Schmitz served as White House Deputy Counsel to US President George H. W. Bush, and earlier as Deputy Counsel to Vice President Bush during the Reagan Administration. Schmitz worked on the Clean Air Act Amendments of 1990,, Forests for the Future Initiative, and attended the 1992 Rio de Janeiro Earth Summit.
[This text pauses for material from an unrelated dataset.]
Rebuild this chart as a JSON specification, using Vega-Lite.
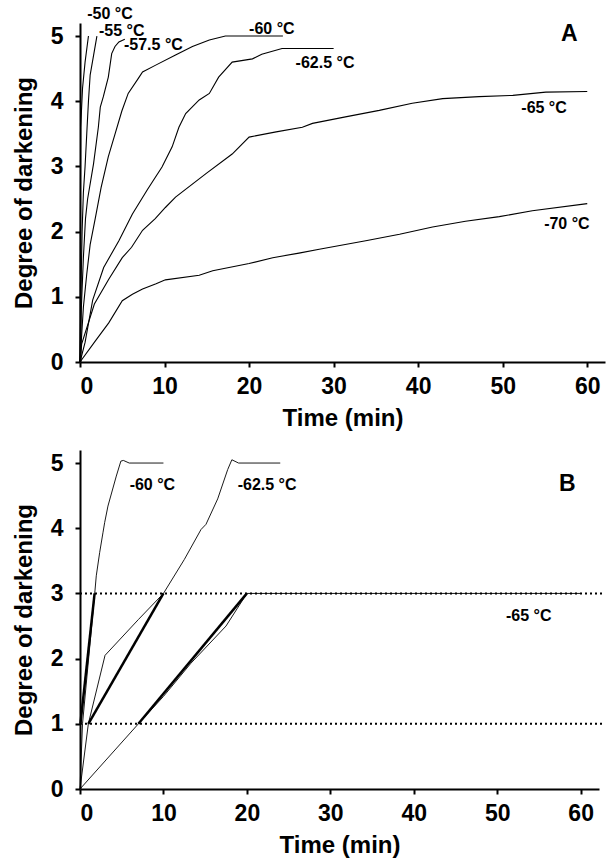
{
  "$schema": "https://vega.github.io/schema/vega-lite/v6.json",
  "background": "white",
  "padding": {"left": 12, "top": 5, "right": 5, "bottom": 5},
  "spacing": 20,
  "config": {
    "view": {"stroke": null},
    "font": "Liberation Sans",
    "axis": {
      "grid": false,
      "domainColor": "black",
      "domainWidth": 2,
      "tickColor": "black",
      "tickWidth": 2,
      "tickSize": 5,
      "labelFont": "Liberation Sans",
      "labelFontSize": 23,
      "labelFontWeight": "bold",
      "labelColor": "black",
      "titleFont": "Liberation Sans",
      "titleFontSize": 24,
      "titleFontWeight": "bold",
      "titleColor": "black"
    },
    "axisX": {"labelPadding": 8, "titlePadding": 8},
    "axisY": {"labelPadding": 12, "titlePadding": 14}
  },
  "datasets": {
    "curvesA": [
      {"s": "-50", "t": 0, "d": 0}, {"s": "-50", "t": 0.03, "d": 2}, {"s": "-50", "t": 0.08, "d": 3.6}, {"s": "-50", "t": 0.3, "d": 4.2}, {"s": "-50", "t": 0.6, "d": 4.6}, {"s": "-50", "t": 1.0, "d": 5.0},
      {"s": "-55", "t": 0, "d": 0}, {"s": "-55", "t": 0.1, "d": 1.0}, {"s": "-55", "t": 0.25, "d": 2.0}, {"s": "-55", "t": 0.4, "d": 2.6}, {"s": "-55", "t": 0.6, "d": 3.0}, {"s": "-55", "t": 0.8, "d": 3.5}, {"s": "-55", "t": 1.0, "d": 4.0}, {"s": "-55", "t": 1.2, "d": 4.4}, {"s": "-55", "t": 1.6, "d": 4.7}, {"s": "-55", "t": 2.0, "d": 5.0},
      {"s": "-57.5", "t": 0, "d": 0}, {"s": "-57.5", "t": 0.15, "d": 0.8}, {"s": "-57.5", "t": 0.4, "d": 1.6}, {"s": "-57.5", "t": 0.65, "d": 2.2}, {"s": "-57.5", "t": 0.9, "d": 2.5}, {"s": "-57.5", "t": 1.6, "d": 3.04}, {"s": "-57.5", "t": 2.17, "d": 3.6}, {"s": "-57.5", "t": 2.4, "d": 3.91}, {"s": "-57.5", "t": 2.76, "d": 4.07}, {"s": "-57.5", "t": 3.35, "d": 4.37}, {"s": "-57.5", "t": 3.75, "d": 4.73}, {"s": "-57.5", "t": 4.14, "d": 4.84}, {"s": "-57.5", "t": 4.6, "d": 4.91}, {"s": "-57.5", "t": 5.3, "d": 4.95},
      {"s": "-60", "t": 0, "d": 0}, {"s": "-60", "t": 0.4, "d": 0.84}, {"s": "-60", "t": 0.8, "d": 1.35}, {"s": "-60", "t": 1.2, "d": 1.8}, {"s": "-60", "t": 1.8, "d": 2.2}, {"s": "-60", "t": 2.5, "d": 2.68}, {"s": "-60", "t": 3.35, "d": 3.15}, {"s": "-60", "t": 4.15, "d": 3.5}, {"s": "-60", "t": 4.95, "d": 3.85}, {"s": "-60", "t": 5.7, "d": 4.12}, {"s": "-60", "t": 6.9, "d": 4.35}, {"s": "-60", "t": 7.4, "d": 4.45}, {"s": "-60", "t": 8.9, "d": 4.55}, {"s": "-60", "t": 11.3, "d": 4.71}, {"s": "-60", "t": 13.3, "d": 4.84}, {"s": "-60", "t": 15.3, "d": 4.94}, {"s": "-60", "t": 17.2, "d": 5.0}, {"s": "-60", "t": 24, "d": 5.0},
      {"s": "-62.5", "t": 0, "d": 0}, {"s": "-62.5", "t": 0.6, "d": 0.3}, {"s": "-62.5", "t": 1.5, "d": 0.95}, {"s": "-62.5", "t": 2.8, "d": 1.45}, {"s": "-62.5", "t": 4.6, "d": 1.86}, {"s": "-62.5", "t": 6.2, "d": 2.27}, {"s": "-62.5", "t": 8.0, "d": 2.65}, {"s": "-62.5", "t": 9.7, "d": 2.99}, {"s": "-62.5", "t": 10.9, "d": 3.3}, {"s": "-62.5", "t": 11.7, "d": 3.6}, {"s": "-62.5", "t": 12.5, "d": 3.81}, {"s": "-62.5", "t": 14.1, "d": 4.02}, {"s": "-62.5", "t": 15.3, "d": 4.12}, {"s": "-62.5", "t": 16.4, "d": 4.37}, {"s": "-62.5", "t": 18.0, "d": 4.6}, {"s": "-62.5", "t": 20.4, "d": 4.65}, {"s": "-62.5", "t": 21.5, "d": 4.72}, {"s": "-62.5", "t": 23.9, "d": 4.81}, {"s": "-62.5", "t": 30, "d": 4.81},
      {"s": "-65", "t": 0, "d": 0}, {"s": "-65", "t": 0.2, "d": 0.28}, {"s": "-65", "t": 1.7, "d": 0.89}, {"s": "-65", "t": 3.4, "d": 1.27}, {"s": "-65", "t": 5.0, "d": 1.6}, {"s": "-65", "t": 6.1, "d": 1.76}, {"s": "-65", "t": 7.4, "d": 2.02}, {"s": "-65", "t": 8.9, "d": 2.2}, {"s": "-65", "t": 10.1, "d": 2.37}, {"s": "-65", "t": 11.3, "d": 2.53}, {"s": "-65", "t": 14.9, "d": 2.89}, {"s": "-65", "t": 18.0, "d": 3.19}, {"s": "-65", "t": 20, "d": 3.45}, {"s": "-65", "t": 23.2, "d": 3.53}, {"s": "-65", "t": 26.3, "d": 3.6}, {"s": "-65", "t": 27.5, "d": 3.66}, {"s": "-65", "t": 31.4, "d": 3.76}, {"s": "-65", "t": 35.4, "d": 3.86}, {"s": "-65", "t": 39.3, "d": 3.97}, {"s": "-65", "t": 42.9, "d": 4.04}, {"s": "-65", "t": 47.2, "d": 4.07}, {"s": "-65", "t": 51.2, "d": 4.09}, {"s": "-65", "t": 55.1, "d": 4.14}, {"s": "-65", "t": 60, "d": 4.15},
      {"s": "-70", "t": 0, "d": 0}, {"s": "-70", "t": 1.8, "d": 0.32}, {"s": "-70", "t": 3.4, "d": 0.6}, {"s": "-70", "t": 5.0, "d": 0.94}, {"s": "-70", "t": 6.2, "d": 1.04}, {"s": "-70", "t": 7.4, "d": 1.12}, {"s": "-70", "t": 9.0, "d": 1.2}, {"s": "-70", "t": 10.1, "d": 1.26}, {"s": "-70", "t": 14.1, "d": 1.33}, {"s": "-70", "t": 15.7, "d": 1.4}, {"s": "-70", "t": 20, "d": 1.51}, {"s": "-70", "t": 22.8, "d": 1.6}, {"s": "-70", "t": 25.9, "d": 1.67}, {"s": "-70", "t": 28.3, "d": 1.73}, {"s": "-70", "t": 33.8, "d": 1.86}, {"s": "-70", "t": 37.8, "d": 1.96}, {"s": "-70", "t": 41.7, "d": 2.07}, {"s": "-70", "t": 45.6, "d": 2.16}, {"s": "-70", "t": 49.6, "d": 2.23}, {"s": "-70", "t": 53.5, "d": 2.32}, {"s": "-70", "t": 60, "d": 2.43}
    ],
    "labelsA": [
      {"kind": "curve", "t": 0.86, "d": 5.34, "label": "-50 °C"},
      {"kind": "curve", "t": 2.25, "d": 5.08, "label": "-55 °C"},
      {"kind": "curve", "t": 5.2, "d": 4.86, "label": "-57.5 °C"},
      {"kind": "curve", "t": 20.0, "d": 5.11, "label": "-60 °C"},
      {"kind": "curve", "t": 25.5, "d": 4.59, "label": "-62.5 °C"},
      {"kind": "curve", "t": 52.2, "d": 3.9, "label": "-65 °C"},
      {"kind": "curve", "t": 54.9, "d": 2.12, "label": "-70 °C"},
      {"kind": "panel", "t": 56.9, "d": 5.03, "label": "A"}
    ],
    "curvesB": [
      {"kind": "data", "s": "-60", "t": 0, "d": 0}, {"kind": "data", "s": "-60", "t": 0.3, "d": 1}, {"kind": "data", "s": "-60", "t": 1.8, "d": 3.05}, {"kind": "data", "s": "-60", "t": 1.95, "d": 3.27}, {"kind": "data", "s": "-60", "t": 2.36, "d": 3.63}, {"kind": "data", "s": "-60", "t": 2.75, "d": 3.93}, {"kind": "data", "s": "-60", "t": 2.96, "d": 4.09}, {"kind": "data", "s": "-60", "t": 3.35, "d": 4.34}, {"kind": "data", "s": "-60", "t": 4.35, "d": 4.8}, {"kind": "data", "s": "-60", "t": 4.9, "d": 5.03}, {"kind": "data", "s": "-60", "t": 5.2, "d": 5.04}, {"kind": "data", "s": "-60", "t": 5.9, "d": 5.0}, {"kind": "data", "s": "-60", "t": 10, "d": 5.0},
      {"kind": "data", "s": "-62.5", "t": 0, "d": 0}, {"kind": "data", "s": "-62.5", "t": 1, "d": 1}, {"kind": "data", "s": "-62.5", "t": 3, "d": 2.05}, {"kind": "data", "s": "-62.5", "t": 7, "d": 2.6}, {"kind": "data", "s": "-62.5", "t": 10, "d": 3.0}, {"kind": "data", "s": "-62.5", "t": 12.5, "d": 3.52}, {"kind": "data", "s": "-62.5", "t": 14.5, "d": 3.98}, {"kind": "data", "s": "-62.5", "t": 15.1, "d": 4.06}, {"kind": "data", "s": "-62.5", "t": 16.5, "d": 4.45}, {"kind": "data", "s": "-62.5", "t": 17.7, "d": 4.9}, {"kind": "data", "s": "-62.5", "t": 18.2, "d": 5.05}, {"kind": "data", "s": "-62.5", "t": 19, "d": 5.0}, {"kind": "data", "s": "-62.5", "t": 24, "d": 5.0},
      {"kind": "data", "s": "-65", "t": 0, "d": 0}, {"kind": "data", "s": "-65", "t": 7, "d": 1}, {"kind": "data", "s": "-65", "t": 10, "d": 1.42}, {"kind": "data", "s": "-65", "t": 13.3, "d": 1.93}, {"kind": "data", "s": "-65", "t": 17.5, "d": 2.5}, {"kind": "data", "s": "-65", "t": 20, "d": 3.0}, {"kind": "data", "s": "-65", "t": 60, "d": 3.0},
      {"kind": "fit", "s": "-60", "t": 0.05, "d": 1}, {"kind": "fit", "s": "-60", "t": 1.75, "d": 3},
      {"kind": "fit", "s": "-62.5", "t": 1, "d": 1}, {"kind": "fit", "s": "-62.5", "t": 10, "d": 3},
      {"kind": "fit", "s": "-65", "t": 7, "d": 1}, {"kind": "fit", "s": "-65", "t": 20, "d": 3}
    ],
    "refsB": [
      {"d": 1, "t": 0, "t2": 62.8},
      {"d": 3, "t": 0, "t2": 62.8}
    ],
    "labelsB": [
      {"kind": "curve", "t": 5.95, "d": 4.66, "label": "-60 °C"},
      {"kind": "curve", "t": 18.9, "d": 4.66, "label": "-62.5 °C"},
      {"kind": "curve", "t": 51.05, "d": 2.66, "label": "-65 °C"},
      {"kind": "panel", "t": 57.4, "d": 4.68, "label": "B"}
    ]
  },
  "vconcat": [
    {
      "width": 525,
      "height": 339,
      "layer": [
        {
          "data": {"name": "curvesA"},
          "mark": {"type": "line", "color": "black", "strokeWidth": 1.1},
          "encoding": {
            "x": {"field": "t", "type": "quantitative", "scale": {"domain": [0, 62.1], "nice": false, "zero": false},
                  "axis": {"title": "Time (min)", "values": [0, 10, 20, 30, 40, 50, 60], "format": "d"}},
            "y": {"field": "d", "type": "quantitative", "scale": {"domain": [0, 5.2], "nice": false},
                  "axis": {"title": "Degree of darkening", "values": [0, 1, 2, 3, 4, 5], "format": "d"}},
            "detail": {"field": "s"}
          }
        },
        {
          "data": {"name": "labelsA"},
          "transform": [{"filter": "datum.kind == 'curve'"}],
          "mark": {"type": "text", "align": "left", "baseline": "middle", "fontSize": 16, "fontWeight": "bold", "font": "Liberation Sans", "color": "black"},
          "encoding": {
            "x": {"field": "t", "type": "quantitative"},
            "y": {"field": "d", "type": "quantitative"},
            "text": {"field": "label"}
          }
        },
        {
          "data": {"name": "labelsA"},
          "transform": [{"filter": "datum.kind == 'panel'"}],
          "mark": {"type": "text", "align": "left", "baseline": "middle", "fontSize": 23, "fontWeight": "bold", "font": "Liberation Sans", "color": "black"},
          "encoding": {
            "x": {"field": "t", "type": "quantitative"},
            "y": {"field": "d", "type": "quantitative"},
            "text": {"field": "label"}
          }
        }
      ]
    },
    {
      "width": 519,
      "height": 339,
      "layer": [
        {
          "data": {"name": "refsB"},
          "mark": {"type": "rule", "color": "black", "strokeWidth": 2, "strokeDash": [2, 3]},
          "encoding": {
            "x": {"field": "t", "type": "quantitative", "scale": {"domain": [0, 62.2], "nice": false, "zero": false},
                  "axis": {"title": "Time (min)", "values": [0, 10, 20, 30, 40, 50, 60], "format": "d"}},
            "x2": {"field": "t2"},
            "y": {"field": "d", "type": "quantitative", "scale": {"domain": [0, 5.2], "nice": false},
                  "axis": {"title": "Degree of darkening", "values": [0, 1, 2, 3, 4, 5], "format": "d"}}
          }
        },
        {
          "data": {"name": "curvesB"},
          "transform": [{"filter": "datum.kind == 'data'"}],
          "mark": {"type": "line", "color": "black", "strokeWidth": 0.9},
          "encoding": {
            "x": {"field": "t", "type": "quantitative"},
            "y": {"field": "d", "type": "quantitative"},
            "detail": {"field": "s"}
          }
        },
        {
          "data": {"name": "curvesB"},
          "transform": [{"filter": "datum.kind == 'fit'"}],
          "mark": {"type": "line", "color": "black", "strokeWidth": 2.5},
          "encoding": {
            "x": {"field": "t", "type": "quantitative"},
            "y": {"field": "d", "type": "quantitative"},
            "detail": {"field": "s"}
          }
        },
        {
          "data": {"name": "labelsB"},
          "transform": [{"filter": "datum.kind == 'curve'"}],
          "mark": {"type": "text", "align": "left", "baseline": "middle", "fontSize": 16, "fontWeight": "bold", "font": "Liberation Sans", "color": "black"},
          "encoding": {
            "x": {"field": "t", "type": "quantitative"},
            "y": {"field": "d", "type": "quantitative"},
            "text": {"field": "label"}
          }
        },
        {
          "data": {"name": "labelsB"},
          "transform": [{"filter": "datum.kind == 'panel'"}],
          "mark": {"type": "text", "align": "left", "baseline": "middle", "fontSize": 23, "fontWeight": "bold", "font": "Liberation Sans", "color": "black"},
          "encoding": {
            "x": {"field": "t", "type": "quantitative"},
            "y": {"field": "d", "type": "quantitative"},
            "text": {"field": "label"}
          }
        }
      ]
    }
  ]
}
He also worked extensively on regulatory reform and on issues relating to German Reunification.
Schmitz, fluent in German from a young age, has received recognition as a prominent German-American, receiving honors including the Ellis Island Medal of Honor from the National Ethnic Coalition of Organizations, the Officers Cross of the Order of Merit of the Federal Republic of Germany, awarded by German President Richard von Weizsaecker, the Distinguished German American of the Year Award from the United German American Committee, and Robert Bosch Fellow of the Year.

Private legal career

Before joining the Reagan Administration, Schmitz was an associate at Wilmer, Cutler, and Pickering LLP. After the White House, Schmitz joined Mayer Brown LLP as a partner to help establish its first German office in Berlin, primarily working on issues related to antitrust, media, energy and environment, and being admitted to the Berlin Rechtsanwaltskamer in 1994. Schmitz was a founder and Managing Partner at Schmitz Global Partners LLP, and a Managing Director at Prime Policy Group. He is now the President of Prime Transatlantic.

Schmitz’s career has focused on Transatlantic relations, especially German-American relations. He has worked on international agreements including the 1996 US-German Open Skies Aviation Agreement, and the 1997 US-EU Heavy Electrical Equipment Procurement Agreement, which resulted in German Procurement Code reform. Schmitz has been a proponent of market-based instruments to address environmental concerns.
Throughout his career, Schmitz has served on numerous boards, including The Atlantic Council, The American Council on Germany, C2ES, Aspen Institute Berlin, IESE, and Friends of Dresden.

Personal life

Schmitz lives in McLean, Virginia with his wife, Joan M. Schmitz. The two have five grown children, Mary, Anna, John M., C. Maximilian, and Julia, and two grandsons. In 1995, Schmitz and his family planted a vineyard, Chappelle Charlemagne, in Rappahannock County, Virginia.
Schmitz is the older brother of Joseph E. Schmitz, former Inspector General of the Department of Defense under President George W. Bush, and Mary Kay Letourneau, an American schoolteacher who pleaded guilty in 1997 to two counts of felony second-degree rape of a child, who at the time had been her sixth-grade student.